Em síntese, realmente as barreiras ideológicas que separavam a Argentina do mundo marxista foram derrubadas. E, logo depois, a propaganda vermelha entrou. É natural. Quando o sapo abate as grades da jaula, a fera sai. E depois, ai! do sapo... ou dos que acreditaram nele.
* * *
Duas observações finais. Uma sobre a impopularidade do que se fez em Salta. Allende vinha desdourado por uma expressiva e rotunda derrota eleitoral em Valparaíso. Lanusse temeu exibir sua política e seu hóspede aos olhos dos portenhos. E por isto, depois de hesitar sobre se o receberia em Buenos Aires, em Bariloche, ou em Mendoza, acabou por o receber em Salta. Por que fugir assim da Capital do País, senão por medo de uma acolhida má?
Quanto a Bariloche, a coisa é outra. Um jornal informou que a célebre cidade de esportes de inverno era pouco segura para Allende... por ser próxima da fronteira chilena: “Quanto a São Carlos de Bariloche, outro dos lugares que se mencionavam, teria sido descartada devido a algumas informações que assinalavam a presença de guerrilheiros chilenos na zona fronteiriça, a curta distância do limite internacional com a Argentina” (“La Prensa” de 24-7-71).
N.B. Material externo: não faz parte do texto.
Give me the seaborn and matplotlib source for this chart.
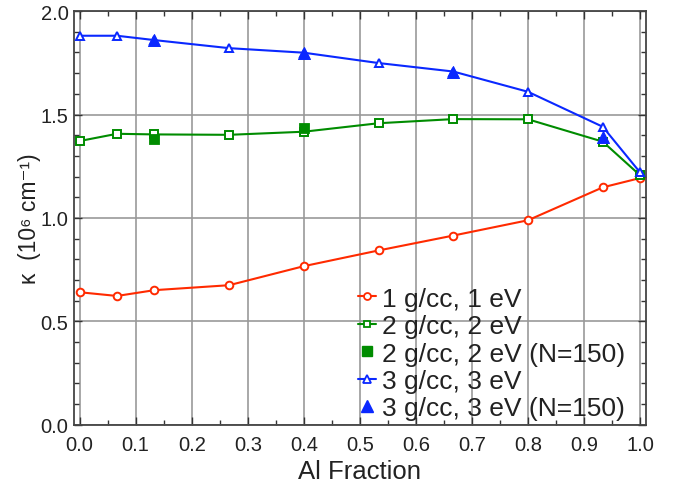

E quanto a Mendoza, lá não podia ir Allende por ser também cidade fronteiriça, repleta de chilenos antimarxistas. Não podendo ser realizado em Buenos Aires, nem na fronteira, o festival — eu ia escrevendo o “show” — da derrubada das ideologias teve que se fazer em Salta.
Como se vê, Allende não foi à Argentina só para fazer propaganda no Exterior. Pouco seguro em seu país descontente e agitado, recentemente vencido numa eleição, quis ele também — e principalmente — desanimar seus opositores internos, que talvez esperassem apoio argentino. E também este objetivo, Lanusse auxiliou Allende a obtê-lo plenamente.
Segunda observação: os jornais informaram que o Arcebispo de Salta, Mons. Carlos Mariano Perez, participou dos atos oficiais da visita (cf. “La Prensa” de 24-7-71).
Esta não podia faltar, nos tristes dias em que vivemos!